In practice, however, many statutory boards in small states are populated primarily through political appointment. This is not necessarily the result of malice or overt interference, but of scale. The pool of individuals with the requisite expertise, availability, and willingness to serve is limited. Political, professional, and social networks overlap. Appointment power becomes one of the few levers the executive reliably controls in systems where institutional capacity is thin. The result is not automatic political obedience, but a more fragile form of independence, one shaped as much by perception and expectation as by law.

However, this system is fragile, particularly in small states. Capacity constraints, overlapping roles, personal relationships, and unclear legislation can blur boundaries. Boards may lack the expertise to operate independently. Ministers may be pressured to “step in” where systems fail. Informal influence may substitute for formal authority. Over time, the distinction between governance and management erodes, not by design, but by necessity.

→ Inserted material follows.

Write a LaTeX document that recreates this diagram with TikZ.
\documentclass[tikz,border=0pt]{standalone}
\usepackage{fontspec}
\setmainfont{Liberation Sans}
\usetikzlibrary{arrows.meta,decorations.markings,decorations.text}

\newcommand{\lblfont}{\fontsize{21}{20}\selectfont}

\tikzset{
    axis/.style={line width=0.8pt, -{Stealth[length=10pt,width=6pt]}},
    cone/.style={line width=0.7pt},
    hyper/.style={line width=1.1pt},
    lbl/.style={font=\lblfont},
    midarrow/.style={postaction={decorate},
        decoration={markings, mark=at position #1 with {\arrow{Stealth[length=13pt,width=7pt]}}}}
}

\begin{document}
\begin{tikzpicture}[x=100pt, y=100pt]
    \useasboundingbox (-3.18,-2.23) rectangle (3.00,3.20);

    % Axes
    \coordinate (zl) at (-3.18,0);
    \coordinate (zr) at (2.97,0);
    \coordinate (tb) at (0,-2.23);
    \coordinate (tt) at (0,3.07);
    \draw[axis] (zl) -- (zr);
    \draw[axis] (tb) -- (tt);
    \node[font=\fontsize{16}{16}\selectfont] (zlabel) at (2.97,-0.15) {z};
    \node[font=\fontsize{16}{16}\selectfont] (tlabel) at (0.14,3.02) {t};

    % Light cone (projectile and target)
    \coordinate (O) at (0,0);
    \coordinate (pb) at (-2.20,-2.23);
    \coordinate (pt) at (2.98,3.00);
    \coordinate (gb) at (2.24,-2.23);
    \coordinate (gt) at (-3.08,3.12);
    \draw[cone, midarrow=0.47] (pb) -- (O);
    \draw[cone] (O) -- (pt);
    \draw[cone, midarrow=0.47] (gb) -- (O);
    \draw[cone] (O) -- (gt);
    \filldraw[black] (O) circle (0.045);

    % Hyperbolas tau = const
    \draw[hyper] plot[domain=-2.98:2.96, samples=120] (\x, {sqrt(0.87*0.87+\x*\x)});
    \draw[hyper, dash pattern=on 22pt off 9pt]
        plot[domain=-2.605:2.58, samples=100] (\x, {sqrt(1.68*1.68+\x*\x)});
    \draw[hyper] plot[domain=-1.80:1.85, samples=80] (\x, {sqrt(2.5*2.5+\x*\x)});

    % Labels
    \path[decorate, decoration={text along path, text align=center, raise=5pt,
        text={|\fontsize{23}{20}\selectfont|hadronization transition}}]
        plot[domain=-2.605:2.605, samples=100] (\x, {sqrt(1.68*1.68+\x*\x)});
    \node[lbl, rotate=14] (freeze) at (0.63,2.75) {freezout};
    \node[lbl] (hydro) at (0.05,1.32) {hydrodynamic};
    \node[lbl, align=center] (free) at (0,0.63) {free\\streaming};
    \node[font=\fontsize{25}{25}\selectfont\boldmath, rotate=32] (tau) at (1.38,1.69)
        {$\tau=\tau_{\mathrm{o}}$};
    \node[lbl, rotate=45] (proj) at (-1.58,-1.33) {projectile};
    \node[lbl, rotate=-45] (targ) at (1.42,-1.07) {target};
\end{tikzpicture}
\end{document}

Another source of confusion is accountability. Statutory boards are accountable, but not always visibly so. They may report to a minister, submit annual reports to Parliament, be audited by an Auditor General, or be subject to judicial review. These mechanisms exist, but they are slow, technical, and rarely dramatic. This makes them unsatisfying in moments of crisis, when the public seeks immediate correction rather than structural explanation.

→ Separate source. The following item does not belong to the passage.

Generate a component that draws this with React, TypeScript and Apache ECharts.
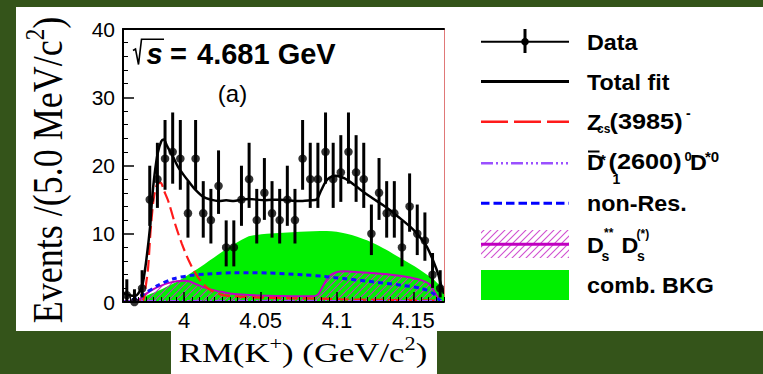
import React, { useEffect, useRef } from 'react';
import * as echarts from 'echarts';

// ---------- data ----------
const BIN_LO = 3.96;
const BIN_W = 0.005;
const counts = [1, 0, 2, 15, 18, 21, 22, 21, 13, 21, 13, 12, 17, 8, 8, 15, 18, 12, 16, 13, 12, 15, 12, 21, 18, 18, 22, 18, 19, 22, 19, 18, 10, 16, 13, 13, 8, 14, 10, 9, 4, 2];

const xLabelValues = [4, 4.05, 4.1, 4.15];

const totalFit: [number, number][] = [
  [3.96, 1.3], [3.964, 1.0], [3.968, 0.9], [3.971, 1.6], [3.973, 2.8], [3.9755, 6.6], [3.9777, 11], [3.979, 15],
  [3.9805, 18.4], [3.9827, 21.8], [3.985, 23.5], [3.9865, 23.8], [3.989, 22.8], [3.9929, 21.2], [3.996, 19.8],
  [3.9994, 18.7], [4.0035, 17.5], [4.0071, 16.5], [4.0125, 15.4], [4.0175, 15.0], [4.0225, 14.8], [4.0275, 14.9],
  [4.0325, 14.8], [4.0375, 15.0], [4.0425, 15.1], [4.0475, 15.0], [4.0525, 14.9], [4.0575, 15.0], [4.0625, 15.0],
  [4.0675, 14.9], [4.0725, 14.8], [4.0775, 14.8], [4.0825, 14.9], [4.0865, 15.0], [4.0895, 16.3], [4.0925, 17.6],
  [4.095, 18.2], [4.099, 18.5], [4.105, 18.1], [4.1117, 17.1], [4.118, 16.0], [4.124, 15.1], [4.13, 14.2],
  [4.135, 13.4], [4.14, 12.5], [4.148, 11.0], [4.152, 10.1], [4.156, 9.0], [4.159, 8.0], [4.163, 6.0],
  [4.1663, 4.0], [4.1684, 2.2], [4.17, 1.2],
];

const zcs: [number, number][] = [
  [3.97, 0], [3.9733, 0.3], [3.975, 2.5], [3.9765, 5.2], [3.9779, 10], [3.98, 15], [3.9822, 17.2], [3.9845, 17.5],
  [3.987, 16.2], [3.9896, 14.8], [3.994, 11.5], [3.9984, 8.6], [4.0038, 5.7], [4.0104, 3.2], [4.0169, 1.8],
  [4.0254, 1.0], [4.0365, 0.8], [4.05, 0.65], [4.07, 0.55], [4.088, 0.5], [4.1, 0.4], [4.13, 0.3], [4.165, 0.2],
];

const combBkg: [number, number][] = [
  [3.962, 0], [3.965, 0.2], [3.973, 0.7], [3.9929, 2.7], [4.0104, 5.1], [4.0278, 7.8], [4.0409, 9.5], [4.047, 9.8],
  [4.054, 10.0], [4.0758, 10.3], [4.0932, 10.4], [4.1063, 10.0], [4.12, 9.0], [4.13, 7.9], [4.138, 6.9],
  [4.151, 5.2], [4.162, 3.5], [4.1684, 2.2], [4.17, 2.0],
];

const nonRes: [number, number][] = [
  [3.966, 0.3], [3.9725, 1.0], [3.9825, 2.4], [3.993, 3.4], [4.0045, 3.9], [4.015, 4.1], [4.033, 4.3], [4.055, 4.25],
  [4.077, 4.0], [4.092, 3.75], [4.098, 3.6], [4.12, 3.05], [4.142, 2.45], [4.155, 2.0], [4.163, 1.25],
  [4.166, 0.5], [4.168, 0.2],
];

const dsds: [number, number][] = [
  [3.965, 0], [3.97, 0.3], [3.975, 1.2], [3.98, 1.9], [3.985, 2.4], [3.99, 2.8], [3.995, 3.05], [4.0, 3.1],
  [4.005, 2.9], [4.01, 2.4], [4.015, 2.0], [4.02, 1.7], [4.025, 1.45], [4.03, 1.25], [4.04, 1.05], [4.05, 0.95],
  [4.06, 0.88], [4.07, 0.85], [4.08, 0.85], [4.086, 0.9], [4.088, 1.2], [4.091, 2.4], [4.095, 3.8], [4.1, 4.4],
  [4.105, 4.5], [4.115, 4.35], [4.125, 4.2], [4.135, 4.0], [4.145, 3.7], [4.155, 3.2], [4.16, 2.7], [4.163, 1.8],
  [4.165, 1.0], [4.167, 0.3], [4.168, 0],
];

const d1star: [number, number][] = [[3.96, 0.1], [4.17, 0.1]];

// ---------- styles ----------
const SANS = '"Liberation Sans", Arial, Helvetica, sans-serif';
const SERIF = '"Liberation Serif", "Times New Roman", serif';
const BG = '#34541a';

function makeHatch(color: string, size: number, lw: number) {
  const c = document.createElement('canvas');
  c.width = size;
  c.height = size;
  const ctx = c.getContext('2d')!;
  ctx.strokeStyle = color;
  ctx.lineWidth = lw;
  ctx.beginPath();
  ctx.moveTo(0, size);
  ctx.lineTo(size, 0);
  ctx.moveTo(-1, 1);
  ctx.lineTo(1, -1);
  ctx.moveTo(size - 1, size + 1);
  ctx.lineTo(size + 1, size - 1);
  ctx.stroke();
  return c;
}

function txt(x: number, y: number, text: string, size: number, opt: any = {}) {
  return {
    type: 'text',
    x,
    y,
    scaleX: opt.sx ?? 1,
    scaleY: opt.sy ?? 1,
    rotation: opt.rot ?? 0,
    z: 100,
    style: {
      text,
      fontSize: size,
      fontFamily: opt.ff ?? SANS,
      fontWeight: opt.fw ?? 'bold',
      fontStyle: opt.fs ?? 'normal',
      fill: '#000',
      align: opt.align ?? 'left',
      textAlign: opt.align ?? 'left',
      verticalAlign: 'middle',
      textVerticalAlign: 'middle',
      lineHeight: opt.lh,
      rich: opt.rich,
    },
  };
}

function seg(x1: number, y1: number, x2: number, y2: number, stroke: string, lineWidth: number, lineDash?: number[]) {
  return {
    type: 'line',
    z: 100,
    shape: { x1, y1, x2, y2 },
    style: { stroke, lineWidth, lineDash },
  };
}

export default function App() {
  const ref = useRef<HTMLDivElement>(null);
  useEffect(() => {
    document.body.style.margin = '0';
    const chart = echarts.init(ref.current!, null, { renderer: 'svg' });
    const hatchPlot = makeHatch('#c030c0', 7, 1.1);
    const hatchLeg = makeHatch('#d050d0', 7, 1.1);

    const points = counts.map((n, i) => [BIN_LO + (i + 0.5) * BIN_W, n]);
    const errs = counts.map((n, i) => [
      BIN_LO + (i + 0.5) * BIN_W,
      n > 0 ? n - Math.sqrt(n - 0.25) : 0,
      n + 1 + Math.sqrt(n + 0.75),
    ]);

    const LX0 = 481, LX1 = 569, TX = 587, SX = 1.06;

    const graphics: any[] = [
      { type: 'rect', z: -1, shape: { x: 16, y: 7, width: 747, height: 324 }, style: { fill: '#fff' } },
      { type: 'rect', z: -1, shape: { x: 171, y: 331, width: 266, height: 43 }, style: { fill: '#fff' } },
      // sqrt(s) label
      {
        type: 'polyline', z: 100,
        shape: { points: [[133, 50.5], [135.5, 49], [138.5, 64.5], [141.5, 39.3], [164, 39.3]] },
        style: { stroke: '#000', lineWidth: 1.6, fill: null },
      },
      txt(146.5, 53.5, 's', 29, { fs: 'italic' }),
      txt(170, 53.5, '=', 29),
      txt(197, 53.5, '4.681 GeV', 29),
      txt(232.5, 93, '(a)', 24, { fw: 'normal', align: 'center' }),
      // axis titles
      txt(48, 170, 'Events /(5.0 MeV/c{sup|2})', 36, {
        ff: SERIF, fw: 'normal', align: 'center', rot: Math.PI / 2, sy: 1.18, lh: 46,
        rich: { sup: { fontSize: 23, lineHeight: 23, fontFamily: SERIF, verticalAlign: 'top' } },
      }),
      txt(303, 353, 'RM(K{sup|+}) (GeV/c{sup|2})', 28, {
        ff: SERIF, fw: 'normal', align: 'center', sx: 1.24, lh: 36,
        rich: { sup: { fontSize: 18, lineHeight: 18, fontFamily: SERIF, verticalAlign: 'top' } },
      }),
      // legend: Data
      seg(LX0, 41.7, LX1, 41.7, '#000', 2),
      seg(525, 29, 525, 53, '#000', 3),
      { type: 'circle', z: 100, shape: { cx: 525, cy: 41.7, r: 3.8 }, style: { fill: '#000' } },
      txt(TX, 42, 'Data', 22, { sx: SX }),
      // Total fit
      seg(LX0, 81.5, LX1, 81.5, '#000', 3),
      txt(TX, 82, 'Total fit', 22, { sx: SX }),
      // Zcs
      seg(LX0, 121.7, LX1, 121.7, '#ff1a1a', 2.5, [27, 6]),
      txt(TX, 122, 'Z', 22, { sx: SX }),
      txt(597, 129, 'cs', 12),
      txt(609.5, 122, '(3985)', 22, { sx: 1.15 }),
      txt(686, 113, '-', 14),
      // D1*
      seg(LX0, 163.3, LX1, 163.3, '#9a50ff', 2.5, [12, 3, 2, 3, 2, 3, 2, 3]),
      txt(TX, 162, 'D', 22, { sx: SX }),
      seg(588, 151.5, 599.5, 151.5, '#000', 2),
      txt(600, 159, '*', 15),
      txt(612.5, 178.5, '1', 14),
      txt(608.5, 162, '(2600)', 22, { sx: 1.15 }),
      txt(684.5, 156, '0', 13),
      txt(690, 162, 'D', 22, { sx: SX }),
      txt(705, 156.5, '*0', 15),
      // non-Res
      seg(LX0, 203.3, LX1, 203.3, '#0000ff', 3, [8.5, 4]),
      txt(TX, 203, 'non-Res.', 22, { sx: SX }),
      // Ds** Ds(*)
      { type: 'rect', z: 99, shape: { x: LX0, y: 230, width: LX1 - LX0, height: 28 }, style: { fill: { image: hatchLeg, repeat: 'repeat' } } },
      seg(LX0, 244.3, LX1, 244.3, '#c000c0', 3),
      txt(TX, 245.5, 'D', 22, { sx: SX }),
      txt(601.5, 256, 's', 14),
      txt(604, 233, '**', 12),
      txt(621.5, 245.5, 'D', 22, { sx: SX }),
      txt(637, 256, 's', 14),
      txt(636.5, 234, '(*)', 12),
      // comb BKG
      { type: 'rect', z: 99, shape: { x: LX0, y: 270, width: LX1 - LX0, height: 30 }, style: { fill: '#00f000' } },
      txt(TX, 285, 'comb. BKG', 22, { sx: SX }),
    ];

    const option: any = {
      animation: false,
      backgroundColor: BG,
      grid: { left: 123, top: 29, width: 321, height: 273, containLabel: false, outerBoundsMode: 'none' },
      xAxis: [
        {
          type: 'value', min: 3.96, max: 4.17, position: 'bottom', z: 10,
          axisLine: { show: true, onZero: false, lineStyle: { color: '#000', width: 2 } },
          axisTick: { show: true, inside: true, length: 10, customValues: xLabelValues, lineStyle: { color: '#000', width: 1.5 } },
          axisLabel: { show: true, customValues: xLabelValues, margin: 7, color: '#000', fontSize: 22, fontFamily: SANS },
          splitLine: { show: false },
        },
        {
          type: 'value', min: 3.96, max: 4.17, interval: 0.005, position: 'bottom', z: 10,
          axisLine: { show: false, onZero: false },
          axisTick: { show: true, inside: true, length: 5, lineStyle: { color: '#000', width: 1 } },
          axisLabel: { show: false },
          splitLine: { show: false },
        },
        {
          type: 'value', min: 3.96, max: 4.17, position: 'top', z: 10,
          axisLine: { show: true, onZero: false, lineStyle: { color: '#000', width: 2 } },
          axisTick: { show: false }, axisLabel: { show: false }, splitLine: { show: false },
        },
      ],
      yAxis: [
        {
          type: 'value', min: 0, max: 40, interval: 10, position: 'left', z: 10,
          axisLine: { show: true, onZero: false, lineStyle: { color: '#000', width: 2 } },
          axisTick: { show: true, inside: true, length: 11, lineStyle: { color: '#000', width: 1.5 } },
          minorTick: { show: true, splitNumber: 5, length: 5, lineStyle: { color: '#000', width: 1 } },
          axisLabel: { margin: 8, color: '#000', fontSize: 21, fontFamily: SANS },
          splitLine: { show: false }, minorSplitLine: { show: false },
        },
        {
          type: 'value', min: 0, max: 40, position: 'right', z: 10,
          axisLine: { show: true, onZero: false, lineStyle: { color: '#e07878', width: 1 } },
          axisTick: { show: false }, axisLabel: { show: false }, splitLine: { show: false },
        },
      ],
      series: [
        {
          name: 'comb. BKG', type: 'line', data: combBkg, smooth: 0.3, showSymbol: false, z: 1,
          lineStyle: { width: 0, color: '#00f000' }, areaStyle: { color: '#00f000', opacity: 1 },
        },
        {
          name: 'Ds** Ds(*)', type: 'line', data: dsds, smooth: 0.2, showSymbol: false, z: 2,
          lineStyle: { width: 2, color: '#c000c0' },
          areaStyle: { color: { image: hatchPlot, repeat: 'repeat' }, opacity: 1 },
        },
        {
          name: 'Zcs(3985)-', type: 'line', data: zcs, smooth: 0.3, showSymbol: false, z: 3,
          lineStyle: { width: 2.2, color: '#ff1a1a', type: [12, 5] },
        },
        {
          name: 'non-Res.', type: 'line', data: nonRes, smooth: 0.3, showSymbol: false, z: 4,
          lineStyle: { width: 3, color: '#1010ff', type: [5, 4] },
        },
        {
          name: 'D1*(2600)0 D*0', type: 'line', data: d1star, showSymbol: false, z: 4,
          lineStyle: { width: 2.5, color: '#9a50ff', type: [10, 3, 2, 3, 2, 3] },
        },
        {
          name: 'Total fit', type: 'line', data: totalFit, smooth: 0.3, showSymbol: false, z: 5,
          lineStyle: { width: 2.5, color: '#000' },
        },
        {
          name: 'errors', type: 'custom', data: errs, z: 6,
          renderItem: (params: any, api: any) => {
            const x = api.value(0);
            const p1 = api.coord([x, api.value(1)]);
            const p2 = api.coord([x, api.value(2)]);
            return {
              type: 'line',
              shape: { x1: p1[0], y1: p1[1], x2: p2[0], y2: p2[1] },
              style: { stroke: '#000', lineWidth: 3 },
            };
          },
        },
        {
          name: 'Data', type: 'scatter', data: points, symbol: 'circle', symbolSize: 8.5, z: 7,
          itemStyle: { color: '#000' },
        },
      ],
      graphic: { elements: graphics },
    };
    chart.setOption(option);
    return () => chart.dispose();
  }, []);
  return <div ref={ref} style={{ width: 763, height: 374 }} />;
}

Boards also operate within constraints that are often invisible. Their mandates may be outdated. Their enabling legislation may not reflect current realities. Their funding may be inadequate or conditional. Their staff may be stretched thin. When outcomes disappoint, the issue is frequently not malice or incompetence, but misalignment between legal authority, institutional capacity, and public expectation.

Understanding statutory boards forces a recalibration of how power is understood. It shifts attention away from personalities and toward design. It raises harder questions about whether institutions are fit for purpose, whether laws are being updated, whether oversight mechanisms are functioning, and whether independence is real or merely symbolic.

It also reframes accountability. If boards matter more than ministers in shaping outcomes, then scrutiny must follow that reality. Who sits on boards. How are they appointed. What expertise do they bring. What reporting obligations exist. Are decisions transparent. Are appeals possible. These questions are less emotionally satisfying than calls for resignation, but they are far more consequential.

Statutory boards are not inherently virtuous or inherently flawed. They are tools. When well designed, properly resourced, and clearly governed, they can protect the public interest from volatility and short-termism. When poorly designed or weakly overseen, they can become opaque, unresponsive, and insulated from legitimate challenge.

Recognizing the centrality of statutory boards does not require cynicism. It requires precision. If boards are expected to act independently, then independence must be actively designed and protected. Clear appointment criteria, fixed terms, transparent removal processes, published decisions, recorded dissent, and meaningful oversight are not optional administrative niceties. They are the mechanisms through which independence becomes real rather than rhetorical.

Where these safeguards are weak or absent, political appointment takes on disproportionate weight, not because individuals are incapable of integrity, but because systems rely too heavily on personal restraint instead of institutional structure. Accountability, in such contexts, becomes performative rather than functional.

Ministers shape direction. Boards shape outcomes. When that distinction is blurred, responsibility diffuses and power hides behind formality. Reform, therefore, is not primarily about changing personalities or demanding intervention from the top. It is about strengthening the rules that govern how authority is exercised once attention moves elsewhere.

Understanding statutory boards is not an exercise in suspicion. It is an exercise in clarity. And clarity, more than outrage, is what allows systems to be corrected rather than merely criticized.